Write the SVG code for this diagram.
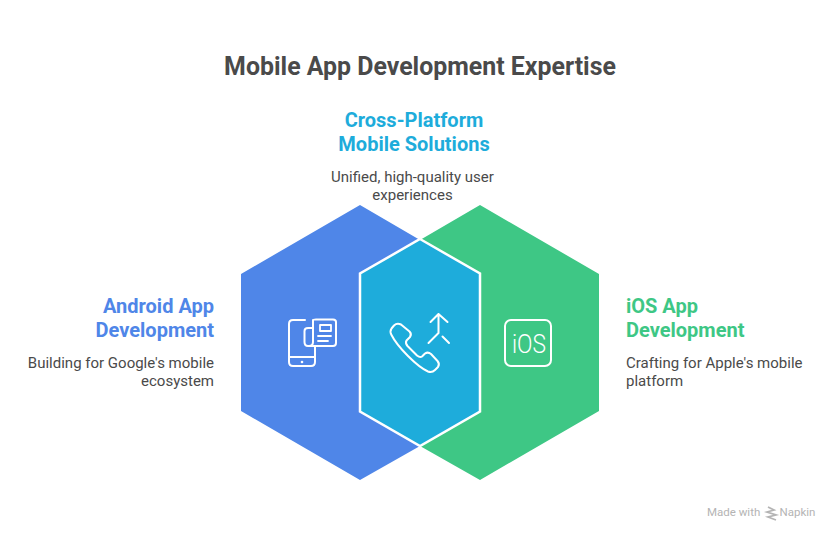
<svg xmlns="http://www.w3.org/2000/svg" width="840" height="540" viewBox="0 0 840 540">
<style>
text{font-family:Roboto,"Liberation Sans",sans-serif}
.t{font-size:24.900px;font-weight:700;fill:#4a4a4a}
.h{font-size:20px;font-weight:700}
.d{font-size:15px;fill:#4a4a4a}
.i{fill:none;stroke:#fff;stroke-width:2;stroke-linejoin:round;stroke-linecap:round}
.m{font-size:11.500px;fill:#b4b4b4}
</style>
<rect width="840" height="540" fill="#fff"/>
<text class="t" x="420" y="75" text-anchor="middle">Mobile App Development Expertise</text>
<g id="android">
<path d="M360 205L420 240L360 274V412L420 446L360 480L241 411V274Z" fill="#4f86e8"/>
<g class="i">
<path d="M305 320H293Q289 320 289 324V362Q289 366 293 366H311Q315 366 315 362V346"/>
<path d="M289 357H315"/>
<path d="M313 328V320Q313 319.500 316 319.500H333Q336 319.500 336 322V343Q336 346 333 346H308Q304.500 346 304.500 342V331Q304.500 328 308 328H313V342Q313 346 309 346"/>
<path d="M320 325H331V331H320ZM318 336H331M318 341H328" stroke-width="1.800"/>
</g>
<circle cx="302" cy="362" r="1.300" fill="#fff"/>
<text class="h" x="214" y="313" text-anchor="end" fill="#4f86e8">Android App</text>
<text class="h" x="214" y="337" text-anchor="end" fill="#4f86e8">Development</text>
<text class="d" x="214" y="368" text-anchor="end">Building for Google's mobile</text>
<text class="d" x="214" y="386" text-anchor="end">ecosystem</text>
</g>
<g id="ios">
<path d="M480 205L599 274V411L480 480L420 446L480 412V274L420 240Z" fill="#3ec785"/>
<rect x="505" y="320" width="46" height="46" rx="6" class="i"/>
<text x="512" y="352.500" font-size="26" fill="#fff" textLength="34" lengthAdjust="spacingAndGlyphs" style="font-weight:300">iOS</text>
<text class="h" x="626" y="313" fill="#3ec785">iOS App</text>
<text class="h" x="626" y="337" fill="#3ec785">Development</text>
<text class="d" x="626" y="368">Crafting for Apple's mobile</text>
<text class="d" x="626" y="386">platform</text>
</g>
<g id="cross">
<path d="M420 239L480 273.500V411.500L420 446L360 411.500V273.500Z" fill="#1eacdb" stroke="#fff" stroke-width="2.500"/>
<g class="i">
<path d="M394 325.500L391.500 328.500Q389.500 331.500 391.500 335Q396 344 408 356Q420 368 428 371.500Q432 373 435 370L438 367Q440 364 437.500 361L431 354Q428 351.500 425 353.500L422 356.500Q420 358 417 355.500L407.500 346Q405 343 406.500 340.500L410 337Q412 334 409.500 331.500L401 324.500Q397 322.500 394 325.500Z"/>
<path d="M428.500 343L438.500 333V314M430.500 322L438.500 314L447.500 322M442.500 336.500L449 343"/>
</g>
<text class="h" x="414" y="127" text-anchor="middle" fill="#1eacdb">Cross-Platform</text>
<text class="h" x="414" y="151" text-anchor="middle" fill="#1eacdb">Mobile Solutions</text>
<text class="d" x="412.500" y="182" text-anchor="middle">Unified, high-quality user</text>
<text class="d" x="412.500" y="200" text-anchor="middle">experiences</text>
</g>
<g id="credit">
<text class="m" x="707" y="516">Made with</text>
<path d="M768 507L774 510L767 512L776 515L768 517L776 520" fill="none" stroke="#b4b4b4" stroke-width="1.800"/>
<text class="m" x="779.500" y="516">Napkin</text>
</g>
</svg>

● Requirements
Reproduce the listing word for word and omit its pictures.

● Completed task
Write the SVG code for this diagram.
<svg xmlns="http://www.w3.org/2000/svg" width="840" height="540" viewBox="0 0 840 540">
<style>
text{font-family:Roboto,"Liberation Sans",sans-serif}
.t{font-size:24.900px;font-weight:700;fill:#4a4a4a}
.h{font-size:20px;font-weight:700}
.d{font-size:15px;fill:#4a4a4a}
.i{fill:none;stroke:#fff;stroke-width:2;stroke-linejoin:round;stroke-linecap:round}
.m{font-size:11.500px;fill:#b4b4b4}
</style>
<rect width="840" height="540" fill="#fff"/>
<text class="t" x="420" y="75" text-anchor="middle">Mobile App Development Expertise</text>
<g id="android">
<path d="M360 205L420 240L360 274V412L420 446L360 480L241 411V274Z" fill="#4f86e8"/>
<g class="i">
<path d="M305 320H293Q289 320 289 324V362Q289 366 293 366H311Q315 366 315 362V346"/>
<path d="M289 357H315"/>
<path d="M313 328V320Q313 319.500 316 319.500H333Q336 319.500 336 322V343Q336 346 333 346H308Q304.500 346 304.500 342V331Q304.500 328 308 328H313V342Q313 346 309 346"/>
<path d="M320 325H331V331H320ZM318 336H331M318 341H328" stroke-width="1.800"/>
</g>
<circle cx="302" cy="362" r="1.300" fill="#fff"/>
<text class="h" x="214" y="313" text-anchor="end" fill="#4f86e8">Android App</text>
<text class="h" x="214" y="337" text-anchor="end" fill="#4f86e8">Development</text>
<text class="d" x="214" y="368" text-anchor="end">Building for Google's mobile</text>
<text class="d" x="214" y="386" text-anchor="end">ecosystem</text>
</g>
<g id="ios">
<path d="M480 205L599 274V411L480 480L420 446L480 412V274L420 240Z" fill="#3ec785"/>
<rect x="505" y="320" width="46" height="46" rx="6" class="i"/>
<text x="512" y="352.500" font-size="26" fill="#fff" textLength="34" lengthAdjust="spacingAndGlyphs" style="font-weight:300">iOS</text>
<text class="h" x="626" y="313" fill="#3ec785">iOS App</text>
<text class="h" x="626" y="337" fill="#3ec785">Development</text>
<text class="d" x="626" y="368">Crafting for Apple's mobile</text>
<text class="d" x="626" y="386">platform</text>
</g>
<g id="cross">
<path d="M420 239L480 273.500V411.500L420 446L360 411.500V273.500Z" fill="#1eacdb" stroke="#fff" stroke-width="2.500"/>
<g class="i">
<path d="M394 325.500L391.500 328.500Q389.500 331.500 391.500 335Q396 344 408 356Q420 368 428 371.500Q432 373 435 370L438 367Q440 364 437.500 361L431 354Q428 351.500 425 353.500L422 356.500Q420 358 417 355.500L407.500 346Q405 343 406.500 340.500L410 337Q412 334 409.500 331.500L401 324.500Q397 322.500 394 325.500Z"/>
<path d="M428.500 343L438.500 333V314M430.500 322L438.500 314L447.500 322M442.500 336.500L449 343"/>
</g>
<text class="h" x="414" y="127" text-anchor="middle" fill="#1eacdb">Cross-Platform</text>
<text class="h" x="414" y="151" text-anchor="middle" fill="#1eacdb">Mobile Solutions</text>
<text class="d" x="412.500" y="182" text-anchor="middle">Unified, high-quality user</text>
<text class="d" x="412.500" y="200" text-anchor="middle">experiences</text>
</g>
<g id="credit">
<text class="m" x="707" y="516">Made with</text>
<path d="M768 507L774 510L767 512L776 515L768 517L776 520" fill="none" stroke="#b4b4b4" stroke-width="1.800"/>
<text class="m" x="779.500" y="516">Napkin</text>
</g>
</svg>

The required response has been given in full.